An old man receives WFP food rations in northern Yemen. A funding shortfall has forced WFP to cut those rations in half.
A five-year conflict pitting government forces against rebels in northern Yemen has caused widespread suffering and displaced tens of thousands of people. Their plight worsened recently when WFP was forced to halve rations due to lack of funds.
By Ali Al-Hebshi and Maria Santamarina
SA’ADA -- Radia Hassan, a mother of nine, broke down crying as she described how she must now ask neighbours for food and money to help her feed her large family.
Hassan, her children, her three sisters and their children were fled the conflict in Sa’ada province’s Saqin district, leaving everything behind. The family now rents a small, two-bedroom house in the main provincial town of Sa’ada and relies entirely on WFP food assistance.
When her neighbours cannot help, Hassan has no other choice but to go to the market and beg shop owners and strangers for any help they can provide.
"Now that rations have been reduced, I have no other choice. I cannot find a job," she said tearfully.
Hassan is among more than 100,000 people suffering from a five-year conflict between government forces and rebels in northern Yemen. Most have fled their homes and rely on WFP food to survive in one of the world’s least developed countries. But in July, WFP was forced to halve their rations when funds for the programme began running out.
"The humanitarian situation in Sa'ada is dire and likely to deteriorate further,” said Giancarlo Cirri, WFP’s country director in Yemen. “WFP needs support to fulfil its mandate and meet the needs of families affected by the conflict."
The reduced rations have meant more hardship for 73-year-old Mohammed Salman, who fled the Dhahian area of the province after his only son was killed in a mosque bombing. Salman left behind his house and land. Now his large family, including 13 daughters, is squeezed into two tents donated by The UN Refugee Agency (UNHCR).

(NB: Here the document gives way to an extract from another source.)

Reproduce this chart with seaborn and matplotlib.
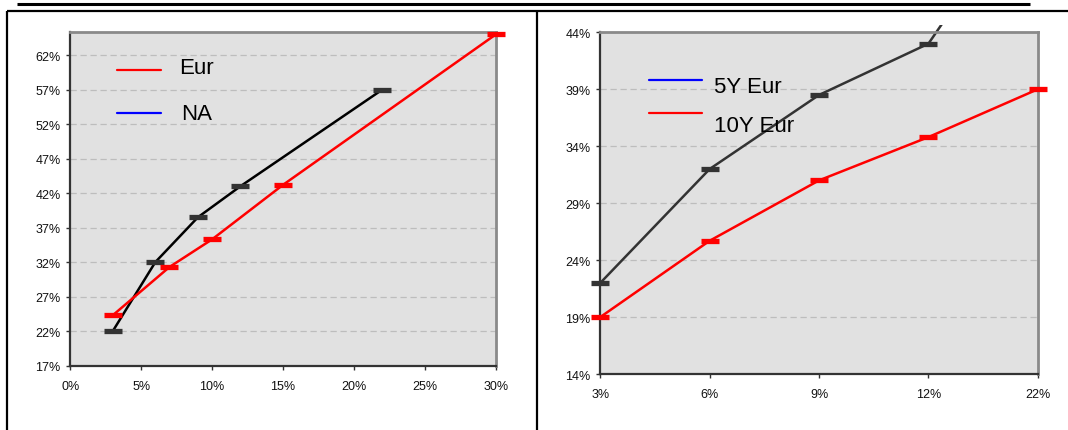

Faced with reduced WFP rations, Salman began buying food supplies on credit. His debt is now over US$ 250. “I wish I were strong enough to work as a labourer so that I could feed my family, but at the age of 73 no one will hire me,” he said.
Instead, Salman may be forced to mortgage or sell his home at a fraction of the price it is worth. “If I die without the house, the girls will be left with nothing," he told WFP.
He hopes WFP will be able to provide full rations soon, Salman said, so he can find a way to cover his debt.